Un exposé de position produit par le Conseil suggère que les audits effectués par des partenaires commerciaux étrangers «ne seraient pas compatibles avec le niveau de contrôle de la salubrité alimentaire dans les usines provinciales». Il indique que cela pourrait «mettre en péril notre accès aux marchés internationaux, y compris celui des États-Unis».
Le Canada est un exportateur net de bœuf et de porc. Il exporte plus de la moitié de son bœuf et jusqu'à 70 % de son porc, a déclaré Mme Martin.
L'inquiétude de l'industrie face à ce projet de loi survient alors que le Canada est confronté à la fois à une guerre commerciale avec les États-Unis et aux droits de douane de 25 % imposés par la Chine sur le porc, en représailles aux droits de douane de 100 % imposés par le Canada sur les véhicules électriques chinois l'année dernière.
«Nous sommes confrontés à des frictions commerciales, des problèmes commerciaux et des barrières commerciales avec deux de nos principaux clients mondiaux. C'est une période très difficile pour l'industrie de la viande rouge», a souligné Mme Martin.
Autres effets de la loi
Les groupes de santé préviennent également que la législation pourrait entraîner des conséquences imprévues, les règles provinciales remplaçant les règles fédérales pour des produits comme l'amiante et le tabac.
Mais le cabinet de la ministre du Commerce intérieur, Chrystia Freeland, a déclaré que le gouvernement fédéral n'avait pas l'intention de renoncer à une réglementation si cela devait entraîner de graves préoccupations en matière de santé et de sécurité.
«Le libre-échange au Canada repose sur la confiance mutuelle des Canadiens.
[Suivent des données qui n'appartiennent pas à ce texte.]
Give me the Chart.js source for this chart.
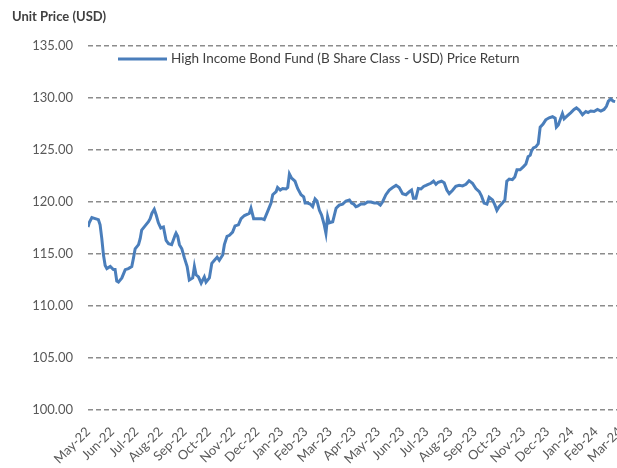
<!DOCTYPE html>
<html>
<head>
<meta charset="utf-8">
<title>High Income Bond Fund - Unit Price</title>
<script src="https://cdn.jsdelivr.net/npm/chart.js@4"></script>
<style>
  html, body { margin: 0; padding: 0; background: #fff; overflow: hidden; }
  #wrap { width: 637px; height: 468px; }
</style>
</head>
<body>
<div id="wrap"><canvas id="priceChart" width="637" height="468"></canvas></div>
<script>
const yTitle = 'Unit Price (USD)';
const seriesName = 'High Income Bond Fund (B Share Class - USD) Price Return';

const monthLabels = ['May-22', 'Jun-22', 'Jul-22', 'Aug-22', 'Sep-22', 'Oct-22', 'Nov-22', 'Dec-22',
  'Jan-23', 'Feb-23', 'Mar-23', 'Apr-23', 'May-23', 'Jun-23', 'Jul-23', 'Aug-23', 'Sep-23',
  'Oct-23', 'Nov-23', 'Dec-23', 'Jan-24', 'Feb-24', 'Mar-24'];

// position in months after 1 May 2022
const monthPos = [
  0.00, 0.05, 0.16, 0.30, 0.43, 0.50, 0.57, 0.64, 0.71, 0.78,
  0.92, 1.05, 1.12, 1.19, 1.26, 1.40, 1.54, 1.67, 1.81, 1.88,
  1.95, 2.09, 2.16, 2.22, 2.36, 2.50, 2.57, 2.64, 2.74, 2.82,
  2.91, 3.01, 3.12, 3.23, 3.33, 3.46, 3.60, 3.64, 3.71, 3.78,
  3.88, 3.99, 4.10, 4.19, 4.33, 4.40, 4.47, 4.57, 4.68, 4.81,
  4.88, 5.02, 5.12, 5.23, 5.34, 5.43, 5.57, 5.64, 5.75, 5.85,
  5.98, 6.08, 6.22, 6.33, 6.47, 6.67, 6.74, 6.85, 7.02, 7.18,
  7.29, 7.43, 7.57, 7.64, 7.78, 7.84, 7.95, 8.05, 8.19, 8.26,
  8.33, 8.42, 8.56, 8.67, 8.81, 8.92, 8.98, 9.08, 9.19, 9.29,
  9.39, 9.47, 9.57, 9.66, 9.77, 9.84, 9.91, 9.98, 10.12, 10.26,
  10.39, 10.53, 10.67, 10.81, 10.90, 10.99, 11.08, 11.15, 11.29, 11.43,
  11.56, 11.70, 11.84, 11.98, 12.09, 12.18, 12.32, 12.46, 12.60, 12.74,
  12.87, 13.01, 13.15, 13.29, 13.38, 13.46, 13.56, 13.66, 13.77, 13.88,
  13.98, 14.07, 14.18, 14.29, 14.39, 14.48, 14.62, 14.73, 14.84, 14.94,
  15.07, 15.21, 15.35, 15.49, 15.63, 15.76, 15.90, 16.04, 16.18, 16.27,
  16.38, 16.50, 16.59, 16.73, 16.83, 16.91, 17.00, 17.14, 17.24, 17.32,
  17.42, 17.55, 17.65, 17.74, 17.87, 18.01, 18.11, 18.20, 18.29, 18.34,
  18.42, 18.52, 18.62, 18.70, 18.82, 18.93, 19.07, 19.21, 19.32, 19.37,
  19.45, 19.55, 19.62, 19.69, 19.83, 19.97, 20.10, 20.20, 20.31, 20.45,
  20.59, 20.68, 20.79, 20.93, 21.07, 21.21, 21.34, 21.44, 21.52, 21.62,
  21.72, 21.80
];

const prices = [
  117.6, 118.0, 118.5, 118.4, 118.3, 117.8, 116.5, 114.9, 113.9, 113.6,
  113.8, 113.5, 113.5, 112.4, 112.3, 112.7, 113.5, 113.6, 113.8, 114.6,
  115.5, 115.9, 116.5, 117.3, 117.7, 118.1, 118.4, 118.9, 119.3, 118.75,
  118.0, 117.5, 117.6, 116.3, 116.0, 115.9, 116.8, 117.0, 116.7, 115.9,
  115.5, 114.6, 113.8, 112.5, 112.7, 113.8, 113.0, 112.8, 112.2, 112.8,
  112.3, 112.7, 114.1, 114.4, 114.7, 114.4, 114.9, 115.9, 116.7, 116.8,
  117.1, 117.7, 117.8, 118.4, 118.7, 118.9, 119.4, 118.4, 118.4, 118.4,
  118.3, 119.1, 119.9, 120.7, 121.0, 121.4, 121.15, 121.3, 121.25, 121.4,
  122.7, 122.3, 122.0, 121.3, 120.7, 120.5, 119.9, 119.9, 119.8, 119.55,
  120.3, 120.1, 119.2, 118.75, 117.8, 117.0, 118.6, 118.0, 118.1, 119.4,
  119.7, 119.8, 120.1, 120.2, 119.9, 119.8, 119.55, 119.6, 119.8, 119.8,
  120.0, 120.0, 119.9, 119.9, 119.7, 120.0, 120.7, 121.15, 121.4, 121.6,
  121.4, 120.8, 120.7, 121.0, 121.15, 120.35, 120.35, 121.3, 121.25, 121.5,
  121.6, 121.7, 121.8, 122.0, 121.7, 121.9, 122.0, 121.85, 121.15, 120.8,
  121.1, 121.5, 121.6, 121.55, 121.7, 122.05, 121.8, 121.3, 121.0, 120.6,
  119.9, 119.8, 120.45, 120.2, 119.7, 119.2, 119.55, 119.9, 120.2, 122.0,
  122.2, 122.15, 122.4, 123.1, 123.1, 123.4, 123.65, 124.35, 124.5, 124.9,
  125.2, 125.3, 125.6, 127.2, 127.5, 127.9, 128.1, 128.2, 128.05, 127.2,
  127.4, 128.05, 128.5, 128.0, 128.3, 128.6, 128.9, 129.05, 128.85, 128.4,
  128.7, 128.6, 128.75, 128.7, 128.9, 128.75, 128.9, 129.2, 129.7, 129.9,
  129.7, 129.65
];

const yMin = 100;
const yMax = 135;
const yStep = 5;

const FONT = 'Lato, "Open Sans", sans-serif';
const TICK_COLOR = '#595959';
const TEXT_COLOR = '#404040';
const LINE_COLOR = '#4a7ebb';

// title at top left + legend inside the plot area
const headerPlugin = {
  id: 'header',
  afterDraw(chart) {
    const ctx = chart.ctx;
    const ds = chart.data.datasets[0];
    const area = chart.chartArea;
    ctx.save();
    ctx.textBaseline = 'middle';
    ctx.fillStyle = TEXT_COLOR;
    ctx.font = 'bold 13px ' + FONT;
    ctx.fillText(yTitle, 12, 17);

    const ly = area.top + 13;
    const lx = area.left + 30;
    ctx.strokeStyle = ds.borderColor;
    ctx.lineWidth = ds.borderWidth;
    ctx.beginPath();
    ctx.moveTo(lx, ly);
    ctx.lineTo(lx + 49, ly);
    ctx.stroke();
    ctx.font = '13.5px ' + FONT;
    ctx.fillText(ds.label, lx + 53, ly);
    ctx.restore();
  }
};

const points = monthPos.map((m, i) => ({ x: m, y: prices[i] }));

new Chart(document.getElementById('priceChart'), {
  type: 'line',
  data: {
    datasets: [{
      label: seriesName,
      data: points,
      borderColor: LINE_COLOR,
      backgroundColor: LINE_COLOR,
      borderWidth: 3,
      pointRadius: 0,
      tension: 0,
      fill: false
    }]
  },
  options: {
    responsive: false,
    animation: false,
    layout: { padding: { top: 46, right: 6, left: 0, bottom: 0 } },
    plugins: {
      legend: { display: false },
      tooltip: { enabled: false }
    },
    scales: {
      x: {
        type: 'linear',
        min: 0,
        max: monthLabels.length - 1,
        grid: { display: false },
        border: { display: false },
        ticks: {
          stepSize: 1,
          autoSkip: false,
          maxTicksLimit: 40,
          minRotation: 45,
          maxRotation: 45,
          padding: 6,
          color: TICK_COLOR,
          font: { family: FONT, size: 13 },
          callback: (v) => monthLabels[v] || ''
        },
        afterFit: (scale) => { scale.height = 58; }
      },
      y: {
        min: yMin,
        max: yMax,
        grid: {
          color: '#8c8c8c',
          lineWidth: 1.5,
          drawTicks: false
        },
        border: { display: false, dash: [5, 3] },
        ticks: {
          stepSize: yStep,
          padding: 15,
          color: TICK_COLOR,
          font: { family: FONT, size: 13 },
          callback: (v) => v.toFixed(2)
        },
        afterFit: (scale) => { scale.width = 88; }
      }
    }
  },
  plugins: [headerPlugin]
});
</script>
</body>
</html>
Si un steak est propre à la consommation à Calgary, nous pouvons être certains que le même steak le serait également à Saskatoon, a soutenu la porte-parole Laura Scaffidi. Lorsqu'il est jugé qu'il existe de graves préoccupations en matière de santé et de sécurité pour les Canadiens, le gouvernement du Canada peut maintenir la réglementation fédérale en vigueur.»
Comme la législation fournit un cadre général pour réduire les formalités administratives, ces détails devront être réglés lorsque les fonctionnaires rédigeront le règlement d'application de la nouvelle loi, un processus qui donnera également lieu à des consultations.
Franco Naccarato, directeur général de Meat & Poultry Ontario, milite depuis des décennies pour l'abolition des règles interprovinciales dans l'agriculture canadienne. Il a déclaré voir dans la nouvelle loi des possibilités d'offrir aux consommateurs un accès accru à de la viande canadienne.
«Il devrait y avoir une norme exigeant que les usines provinciales démontrent qu'elles atteignent les mêmes résultats que les usines fédérales, et si elles y parviennent (…) alors elles devraient pouvoir commercer entre les provinces, a-t-il proposé. D'autres administrations ont des systèmes à deux vitesses et les gèrent plutôt bien. Il n'y a aucune raison que nous ne puissions pas faire de même au Canada.»
Al Mussell, chercheur principal à l'Institut canadien des politiques agroalimentaires, a rédigé un article sur le sujet. Il a déclaré qu'un commerce interprovincial plus large de la viande pourrait être encadré par des normes pour les points de contrôle critiques de la santé et de la sécurité dans les installations.
Il a ajouté que certains partenaires commerciaux internationaux du Canada ont également délégué certaines de leurs règles agricoles à des ordres de gouvernement inférieurs. Il a toutefois averti qu'Ottawa devrait faire preuve de prudence avant d'ajuster ces règles.
«Ce genre de situation se produit ailleurs, mais, comme nous avons un fort intérêt à exporter, nous devons veiller à ce que les autres pays n'aient pas l'impression que les provinces bénéficient d'un traitement différent», a-t-il déclaré.
La Chambre des communes a adopté le projet de loi, présenté il y a quelques semaines seulement, et le Sénat a jusqu'à vendredi pour procéder à un vote final sur la législation.